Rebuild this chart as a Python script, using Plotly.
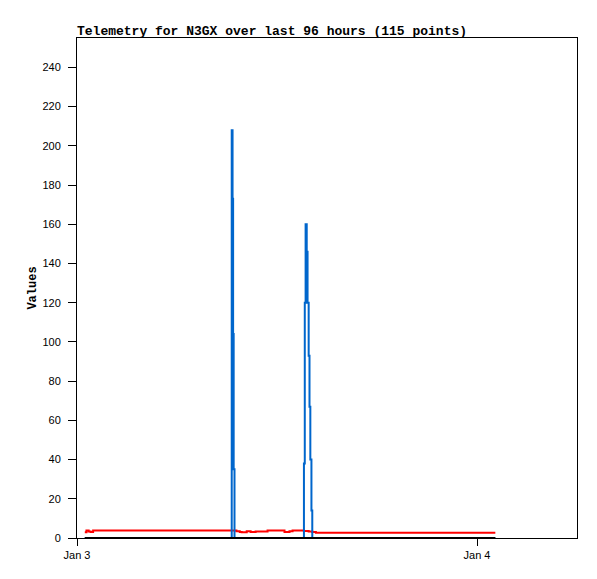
import plotly.graph_objects as go

times = [
    "2024-01-03 00:28", "2024-01-03 00:34", "2024-01-03 00:42", "2024-01-03 00:49", "2024-01-03 00:58",
    "2024-01-03 01:30", "2024-01-03 02:00", "2024-01-03 02:30", "2024-01-03 03:00", "2024-01-03 03:30",
    "2024-01-03 04:00", "2024-01-03 04:30", "2024-01-03 05:00", "2024-01-03 05:30", "2024-01-03 06:00",
    "2024-01-03 06:30", "2024-01-03 07:00", "2024-01-03 07:30", "2024-01-03 08:00", "2024-01-03 08:30",
    "2024-01-03 09:00", "2024-01-03 09:10",
    "2024-01-03 09:17", "2024-01-03 09:20", "2024-01-03 09:22", "2024-01-03 09:24", "2024-01-03 09:27",
    "2024-01-03 09:34", "2024-01-03 09:46", "2024-01-03 09:53", "2024-01-03 10:11", "2024-01-03 10:25",
    "2024-01-03 10:43", "2024-01-03 11:00", "2024-01-03 11:26", "2024-01-03 11:45", "2024-01-03 12:00",
    "2024-01-03 12:15", "2024-01-03 12:27", "2024-01-03 12:45", "2024-01-03 12:56", "2024-01-03 13:15",
    "2024-01-03 13:30",
    "2024-01-03 13:37", "2024-01-03 13:40", "2024-01-03 13:43", "2024-01-03 13:47", "2024-01-03 13:50",
    "2024-01-03 13:54", "2024-01-03 13:57", "2024-01-03 14:00", "2024-01-03 14:04", "2024-01-03 14:07",
    "2024-01-03 14:20", "2024-01-03 14:30", "2024-01-03 15:00", "2024-01-03 15:30", "2024-01-03 16:00",
    "2024-01-03 16:30", "2024-01-03 17:00", "2024-01-03 17:30", "2024-01-03 18:00", "2024-01-03 18:30",
    "2024-01-03 19:00", "2024-01-03 19:30", "2024-01-03 20:00", "2024-01-03 20:30", "2024-01-03 21:00",
    "2024-01-03 21:30", "2024-01-03 22:00", "2024-01-03 22:30", "2024-01-03 23:00", "2024-01-03 23:30",
    "2024-01-04 00:00", "2024-01-04 00:30", "2024-01-04 01:06",
]

red_values = [
    2.9, 3.8, 3.3, 3.0, 3.8,
    3.8, 3.8, 3.8, 3.8, 3.8,
    3.8, 3.8, 3.8, 3.8, 3.8,
    3.8, 3.8, 3.8, 3.8, 3.8,
    3.8, 3.8,
    3.8, 3.8, 3.8, 3.8, 3.8,
    3.5, 3.1, 2.9, 3.5, 3.0,
    3.3, 3.3, 3.8, 3.8, 3.8,
    3.8, 3.0, 3.4, 3.8, 3.8,
    3.8,
    3.6, 3.6, 3.6, 3.6, 3.6,
    3.3, 3.3, 3.3, 3.3, 3.0,
    2.7, 2.7, 2.7, 2.7, 2.7,
    2.7, 2.7, 2.7, 2.7, 2.7,
    2.7, 2.7, 2.7, 2.7, 2.7,
    2.7, 2.7, 2.7, 2.7, 2.7,
    2.7, 2.7, 2.7,
]

blue_values = [
    0, 0, 0, 0, 0,
    0, 0, 0, 0, 0,
    0, 0, 0, 0, 0,
    0, 0, 0, 0, 0,
    0, 0,
    208, 173, 104, 35, 0,
    0, 0, 0, 0, 0,
    0, 0, 0, 0, 0,
    0, 0, 0, 0, 0,
    0,
    38, 120, 160, 146, 120,
    93, 67, 40, 14, 0,
    0, 0, 0, 0, 0,
    0, 0, 0, 0, 0,
    0, 0, 0, 0, 0,
    0, 0, 0, 0, 0,
    0, 0, 0,
]

black_values = [
    0, 0, 0, 0, 0,
    0, 0, 0, 0, 0,
    0, 0, 0, 0, 0,
    0, 0, 0, 0, 0,
    0, 0,
    0, 0, 0, 0, 0,
    0, 0, 0, 0, 0,
    0, 0, 0, 0, 0,
    0, 0, 0, 0, 0,
    0,
    0, 0, 0, 0, 0,
    0, 0, 0, 0, 0,
    0, 0, 0, 0, 0,
    0, 0, 0, 0, 0,
    0, 0, 0, 0, 0,
    0, 0, 0, 0, 0,
    0, 0, 0,
]

y_ticks = [0, 20, 40, 60, 80, 100, 120, 140, 160, 180, 200, 220, 240]
x_range = ["2024-01-03 00:00", "2024-01-04 06:00"]
y_range = [0, 255]

title_text = "Telemetry for N3GX over last 96 hours (115 points)"

fig = go.Figure()
fig.add_trace(go.Scatter(x=times, y=red_values, mode="lines", line=dict(color="#ff0000", width=2, shape="hv"), hoverinfo="skip"))
fig.add_trace(go.Scatter(x=times, y=blue_values, mode="lines", line=dict(color="#0066cc", width=2, shape="hv"), hoverinfo="skip"))
fig.add_trace(go.Scatter(x=times, y=black_values, mode="lines", line=dict(color="#000000", width=2, shape="hv"), hoverinfo="skip"))

fig.update_layout(
    width=597, height=579,
    margin=dict(l=77, r=20, t=38, b=41),
    paper_bgcolor="white", plot_bgcolor="white",
    showlegend=False,
    title=dict(text="<b>" + title_text + "</b>", x=77 / 597, xanchor="left", xref="container",
               y=1 - 30.5 / 579, yanchor="middle",
               font=dict(family="Liberation Mono", size=13, color="black")),
)
fig.update_xaxes(
    type="date", range=x_range, tick0="2024-01-03", dtick=86400000, tickformat="%b %-d",
    showgrid=False, zeroline=False, showline=True, linecolor="black", linewidth=1, mirror=True,
    ticks="outside", ticklen=7, tickcolor="black", tickwidth=1,
    tickfont=dict(family="Liberation Sans", size=11, color="black"),
)
fig.update_yaxes(
    range=y_range, tickmode="array", tickvals=y_ticks,
    showgrid=False, zeroline=False, showline=True, linecolor="black", linewidth=1, mirror=True,
    ticks="outside", ticklen=8, tickcolor="black", tickwidth=1, ticklabelstandoff=5,
    tickfont=dict(family="Liberation Sans", size=11, color="black"),
    title=dict(text="<b>Values</b>", standoff=3, font=dict(family="Liberation Mono", size=12, color="black")),
)

fig.write_html("out.html", config={"displayModeBar": False},
               post_script="document.body.style.margin='0px';")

########################################

→ **Problem requirements**
Begin at the first line of the data above and repeat each line exactly, stopping after the line containing "import plotly.graph_objects as go". Omit the pictures.

→ **Worked answer**
Rebuild this chart as a Python script, using Plotly.
import plotly.graph_objects as go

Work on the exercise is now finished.